■ **GIVEN REQUEST**
Output every entry exactly as written, but omit the pictures.

[Entries with chart source code]
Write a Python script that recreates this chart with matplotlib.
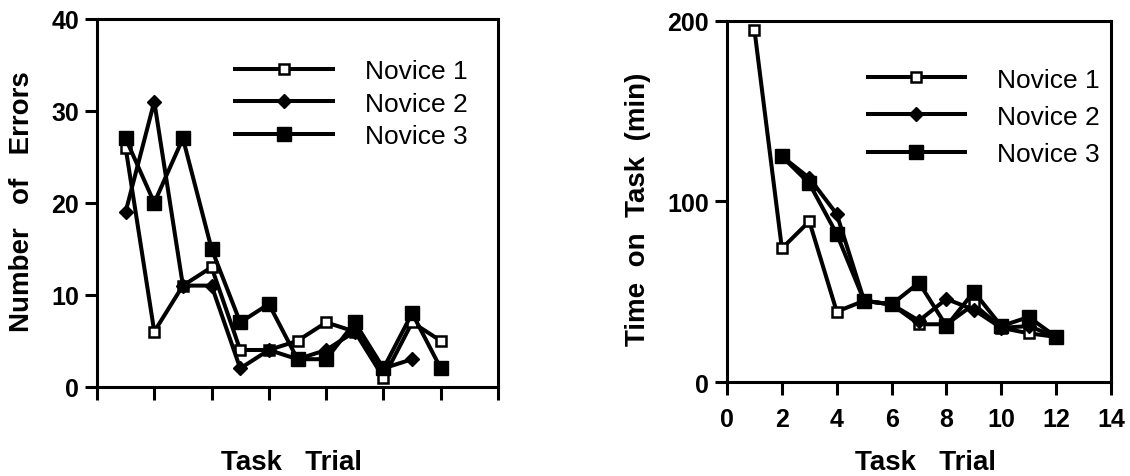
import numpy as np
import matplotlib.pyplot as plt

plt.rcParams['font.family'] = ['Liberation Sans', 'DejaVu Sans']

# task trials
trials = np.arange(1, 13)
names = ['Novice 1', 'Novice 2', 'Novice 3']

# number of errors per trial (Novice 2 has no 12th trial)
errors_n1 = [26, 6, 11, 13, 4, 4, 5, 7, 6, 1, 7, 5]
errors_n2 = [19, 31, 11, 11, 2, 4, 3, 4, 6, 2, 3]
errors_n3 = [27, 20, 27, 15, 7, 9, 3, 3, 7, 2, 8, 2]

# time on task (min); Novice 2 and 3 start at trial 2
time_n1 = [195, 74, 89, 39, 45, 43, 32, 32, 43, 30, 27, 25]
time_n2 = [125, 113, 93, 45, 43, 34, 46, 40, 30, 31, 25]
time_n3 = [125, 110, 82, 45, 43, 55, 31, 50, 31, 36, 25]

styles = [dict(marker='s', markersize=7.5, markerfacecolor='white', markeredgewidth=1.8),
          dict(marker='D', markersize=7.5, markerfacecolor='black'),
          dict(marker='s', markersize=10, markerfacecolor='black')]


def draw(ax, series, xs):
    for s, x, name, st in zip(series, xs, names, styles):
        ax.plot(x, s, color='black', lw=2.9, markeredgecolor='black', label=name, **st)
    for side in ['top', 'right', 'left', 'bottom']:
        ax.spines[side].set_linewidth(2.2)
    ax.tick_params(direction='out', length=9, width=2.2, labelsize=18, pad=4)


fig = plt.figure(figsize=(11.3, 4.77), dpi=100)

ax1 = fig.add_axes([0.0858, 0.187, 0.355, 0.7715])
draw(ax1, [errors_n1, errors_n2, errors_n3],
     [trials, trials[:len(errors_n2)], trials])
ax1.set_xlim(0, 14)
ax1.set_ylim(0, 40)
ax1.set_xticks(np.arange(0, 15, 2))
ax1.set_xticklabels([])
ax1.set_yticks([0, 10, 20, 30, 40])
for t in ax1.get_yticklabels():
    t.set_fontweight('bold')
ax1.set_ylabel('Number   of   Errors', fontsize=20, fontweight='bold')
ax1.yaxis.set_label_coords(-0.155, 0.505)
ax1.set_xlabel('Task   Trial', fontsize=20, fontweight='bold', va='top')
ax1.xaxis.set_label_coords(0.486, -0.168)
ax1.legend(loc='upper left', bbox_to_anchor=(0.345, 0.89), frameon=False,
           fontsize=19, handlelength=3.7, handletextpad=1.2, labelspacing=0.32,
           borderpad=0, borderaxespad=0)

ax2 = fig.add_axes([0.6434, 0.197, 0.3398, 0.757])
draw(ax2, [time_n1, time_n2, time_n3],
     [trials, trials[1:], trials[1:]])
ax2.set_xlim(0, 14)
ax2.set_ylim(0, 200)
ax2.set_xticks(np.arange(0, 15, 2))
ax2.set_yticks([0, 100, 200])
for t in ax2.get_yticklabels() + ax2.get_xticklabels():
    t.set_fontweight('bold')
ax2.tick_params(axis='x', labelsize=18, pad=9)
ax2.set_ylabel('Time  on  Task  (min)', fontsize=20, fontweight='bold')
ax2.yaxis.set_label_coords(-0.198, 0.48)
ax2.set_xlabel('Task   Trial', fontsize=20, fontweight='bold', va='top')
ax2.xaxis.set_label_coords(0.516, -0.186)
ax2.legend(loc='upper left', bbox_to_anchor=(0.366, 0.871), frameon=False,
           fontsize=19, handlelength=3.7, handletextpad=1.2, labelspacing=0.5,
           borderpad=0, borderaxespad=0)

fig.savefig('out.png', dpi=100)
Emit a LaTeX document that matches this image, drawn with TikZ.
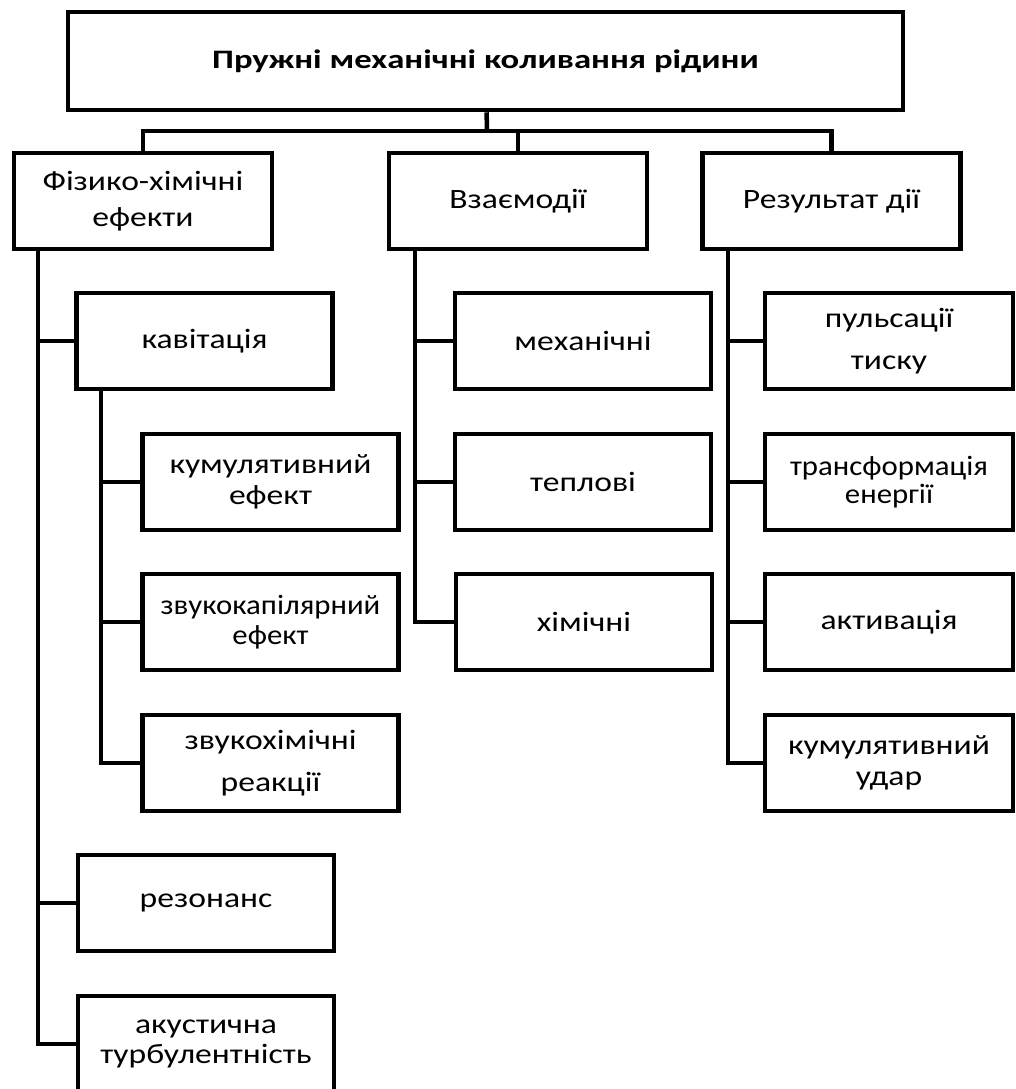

■ **FINISHED ANSWER**
Write a Python script that recreates this chart with matplotlib.
import numpy as np
import matplotlib.pyplot as plt

plt.rcParams['font.family'] = ['Liberation Sans', 'DejaVu Sans']

# task trials
trials = np.arange(1, 13)
names = ['Novice 1', 'Novice 2', 'Novice 3']

# number of errors per trial (Novice 2 has no 12th trial)
errors_n1 = [26, 6, 11, 13, 4, 4, 5, 7, 6, 1, 7, 5]
errors_n2 = [19, 31, 11, 11, 2, 4, 3, 4, 6, 2, 3]
errors_n3 = [27, 20, 27, 15, 7, 9, 3, 3, 7, 2, 8, 2]

# time on task (min); Novice 2 and 3 start at trial 2
time_n1 = [195, 74, 89, 39, 45, 43, 32, 32, 43, 30, 27, 25]
time_n2 = [125, 113, 93, 45, 43, 34, 46, 40, 30, 31, 25]
time_n3 = [125, 110, 82, 45, 43, 55, 31, 50, 31, 36, 25]

styles = [dict(marker='s', markersize=7.5, markerfacecolor='white', markeredgewidth=1.8),
          dict(marker='D', markersize=7.5, markerfacecolor='black'),
          dict(marker='s', markersize=10, markerfacecolor='black')]


def draw(ax, series, xs):
    for s, x, name, st in zip(series, xs, names, styles):
        ax.plot(x, s, color='black', lw=2.9, markeredgecolor='black', label=name, **st)
    for side in ['top', 'right', 'left', 'bottom']:
        ax.spines[side].set_linewidth(2.2)
    ax.tick_params(direction='out', length=9, width=2.2, labelsize=18, pad=4)


fig = plt.figure(figsize=(11.3, 4.77), dpi=100)

ax1 = fig.add_axes([0.0858, 0.187, 0.355, 0.7715])
draw(ax1, [errors_n1, errors_n2, errors_n3],
     [trials, trials[:len(errors_n2)], trials])
ax1.set_xlim(0, 14)
ax1.set_ylim(0, 40)
ax1.set_xticks(np.arange(0, 15, 2))
ax1.set_xticklabels([])
ax1.set_yticks([0, 10, 20, 30, 40])
for t in ax1.get_yticklabels():
    t.set_fontweight('bold')
ax1.set_ylabel('Number   of   Errors', fontsize=20, fontweight='bold')
ax1.yaxis.set_label_coords(-0.155, 0.505)
ax1.set_xlabel('Task   Trial', fontsize=20, fontweight='bold', va='top')
ax1.xaxis.set_label_coords(0.486, -0.168)
ax1.legend(loc='upper left', bbox_to_anchor=(0.345, 0.89), frameon=False,
           fontsize=19, handlelength=3.7, handletextpad=1.2, labelspacing=0.32,
           borderpad=0, borderaxespad=0)

ax2 = fig.add_axes([0.6434, 0.197, 0.3398, 0.757])
draw(ax2, [time_n1, time_n2, time_n3],
     [trials, trials[1:], trials[1:]])
ax2.set_xlim(0, 14)
ax2.set_ylim(0, 200)
ax2.set_xticks(np.arange(0, 15, 2))
ax2.set_yticks([0, 100, 200])
for t in ax2.get_yticklabels() + ax2.get_xticklabels():
    t.set_fontweight('bold')
ax2.tick_params(axis='x', labelsize=18, pad=9)
ax2.set_ylabel('Time  on  Task  (min)', fontsize=20, fontweight='bold')
ax2.yaxis.set_label_coords(-0.198, 0.48)
ax2.set_xlabel('Task   Trial', fontsize=20, fontweight='bold', va='top')
ax2.xaxis.set_label_coords(0.516, -0.186)
ax2.legend(loc='upper left', bbox_to_anchor=(0.366, 0.871), frameon=False,
           fontsize=19, handlelength=3.7, handletextpad=1.2, labelspacing=0.5,
           borderpad=0, borderaxespad=0)

fig.savefig('out.png', dpi=100)
Emit a LaTeX document that matches this image, drawn with TikZ.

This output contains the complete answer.